No final do desfile, subiu um telão para mostrar os bastidores e Gaultier com um macacão azul de trabalho, cercado por seus colaboradores, que acabaram levando-o nos ombros e enchendo-o de beijos.
O desfile aconteceu durante a Semana da Moda de Alta Costura, que ocorre entre um seleto clube ao qual Gaultier pertence desde 2001 junto a outras 15 marcas, como Dior e Chanel.
“Inconformista”
Subversivo e livre, Gaultier é um dos estilistas mais importantes de todos os tempos, e desafiou a tradição da beleza tradicional incluindo todas as orientações sexuais em seus desfiles, muito antes dos demais. Também foi precursor na fusão de gêneros na passarela.
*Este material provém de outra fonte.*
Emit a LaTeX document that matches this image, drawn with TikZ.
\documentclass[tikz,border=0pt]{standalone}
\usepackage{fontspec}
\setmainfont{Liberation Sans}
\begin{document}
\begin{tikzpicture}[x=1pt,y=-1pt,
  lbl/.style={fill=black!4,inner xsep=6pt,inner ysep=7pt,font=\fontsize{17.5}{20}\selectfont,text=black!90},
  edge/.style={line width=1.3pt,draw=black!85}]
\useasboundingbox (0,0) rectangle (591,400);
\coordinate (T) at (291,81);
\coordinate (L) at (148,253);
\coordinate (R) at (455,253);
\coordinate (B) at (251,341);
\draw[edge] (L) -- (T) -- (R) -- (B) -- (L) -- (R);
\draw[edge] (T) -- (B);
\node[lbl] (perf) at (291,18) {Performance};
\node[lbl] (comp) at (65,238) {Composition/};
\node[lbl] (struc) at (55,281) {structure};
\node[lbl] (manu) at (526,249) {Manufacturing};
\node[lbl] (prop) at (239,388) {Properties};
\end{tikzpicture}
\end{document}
Nos anos 1980, revolucionou a moda com suas criações geniais, como o corpete cônico usado por Madonna, a saia masculina e a camiseta listrada de marinheiro, uma reinterpretação em homenagem à sua avó, que o “vestia de azul”.
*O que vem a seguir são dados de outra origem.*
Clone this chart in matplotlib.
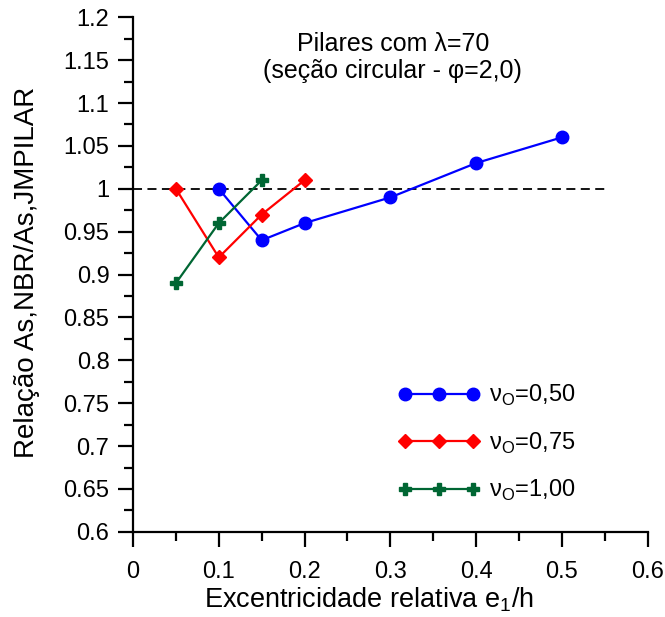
import matplotlib
matplotlib.use("Agg")
import matplotlib.pyplot as plt
from matplotlib.ticker import MultipleLocator

plt.rcParams['font.family'] = ['Liberation Sans', 'DejaVu Sans']
plt.rcParams['mathtext.fontset'] = 'custom'
plt.rcParams['mathtext.rm'] = 'Liberation Sans'

x_050 = [0.10, 0.15, 0.20, 0.30, 0.40, 0.50]
y_050 = [1.00, 0.94, 0.96, 0.99, 1.03, 1.06]
x_075 = [0.05, 0.10, 0.15, 0.20]
y_075 = [1.00, 0.92, 0.97, 1.01]
x_100 = [0.05, 0.10, 0.15]
y_100 = [0.89, 0.96, 1.01]
ref_x = [0.0, 0.55]
ref_y = [1.0, 1.0]

fig = plt.figure(figsize=(6.65, 6.17), dpi=100)
ax = fig.add_axes([0.2, 0.138, 0.774, 0.834])

ax.plot(ref_x, ref_y, color='black', ls=(0, (5, 3)), lw=1.3, zorder=1)
ax.plot(x_050, y_050, color='#0000ff', marker='o', ms=9, lw=1.6,
        label='ν$_\\mathrm{O}$=0,50')
ax.plot(x_075, y_075, color='#ff0000', marker='D', ms=7, lw=1.6,
        label='ν$_\\mathrm{O}$=0,75')
ax.plot(x_100, y_100, color='#006633', marker='P', ms=9, lw=1.6,
        label='ν$_\\mathrm{O}$=1,00')

ax.set_xlim(0, 0.6)
ax.set_ylim(0.6, 1.2)
ax.xaxis.set_major_locator(MultipleLocator(0.1))
ax.xaxis.set_minor_locator(MultipleLocator(0.05))
ax.yaxis.set_major_locator(MultipleLocator(0.05))
ax.yaxis.set_minor_locator(MultipleLocator(0.025))
ax.xaxis.set_major_formatter(plt.FuncFormatter(lambda v, p: f'{v:g}'))
ax.yaxis.set_major_formatter(plt.FuncFormatter(lambda v, p: f'{round(v, 3):g}'))

for s in ['top', 'right']:
    ax.spines[s].set_visible(False)
for s in ['left', 'bottom']:
    ax.spines[s].set_linewidth(1.6)
ax.tick_params(which='major', direction='out', length=11, width=1.6, labelsize=17)
ax.tick_params(which='minor', direction='out', length=6.5, width=1.6)
ax.tick_params(axis='x', which='major', pad=10)
ax.tick_params(axis='y', which='major', pad=6)

ax.set_xlabel('Excentricidade relativa e$_\\mathrm{1}$/h', fontsize=19.5)
ax.set_ylabel('Relação As,NBR/As,JMPILAR', fontsize=20)
ax.xaxis.set_label_coords(0.458, -0.104)
ax.yaxis.set_label_coords(-0.18, 0.505)

ax.text(0.505, 0.922, 'Pilares com λ=70\n(seção circular - φ=2,0)',
        transform=ax.transAxes, ha='center', va='center', fontsize=18,
        linespacing=1.2)

leg = ax.legend(loc='lower right', bbox_to_anchor=(0.9, 0.014), frameon=False,
                numpoints=3, handlelength=3.5, fontsize=17, labelspacing=0.95,
                handletextpad=0.35)

fig.savefig('out.png', dpi=100)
Gaultier fez seus desfiles longe do tradicional formato rígido da passarela, montou verdadeiros espetáculos cheios de excentricidade e ousadia, mais próximos de um cabaré.
“Estilista inconformista busca modelos atípicas. Rostos disformes são aceitos”, dizia um anúncio que publicou nos jornais nos anos 1980.
Convidou para a passarela homens mais velhos, mulheres com sobrepeso e em 2014 colocou em sua passarela a drag queen Conchita Wurst.
Criou também figurinos para filmes como “Má educação” e “Kika”, de Pedro Almodóvar, “O Quinto Elemento” de Luc Besson, e colaborou com seus desenhos coloridos no carnaval do Rio e no Dia dos Mortos do México.
Muitos o consideram referência histórica, como o estilista espanhol Alejandro Gómez Palomo, cuja marca Palomo Spain desfila com sucesso em Paris há dois anos.
Todos belos!
“Jean Paul Gaultier tinha 17 anos quando começou a trabalhar comigo, acreditava nele e continuo acreditando nele. É o único a quem apoiei”, lembrou recentemente seu mentor Pierre Cardin em uma entrevista à AFP.
Em 2018, declarou que “todo mundo é belo” em seu espetáculo autobiográfico “Fashion Freak show” em Paris. Seu sucesso lhe deu asas para voar além das semanas de moda, segundo especialistas.
“Há muitos anos que ouvíamos falar de Gaultier, tenho que tomar uma decisão, o momento chegará. O espetáculo lhe deu perspectivas de futuro”, segundo o historiador de moda Olivier Saillard.
“Era muito bonito ver o público rir, chorar, se sentir em comunhão com ele. É mais alegre que um desfile de moda que dura 11 minutos, com as pessoas fazendo fotos com seus smartphones e apenas aplaudindo”, acrescenta em entrevista à AFP.
Para esse especialista, Gaultier continuará “construindo aparências, mas de outra maneira”.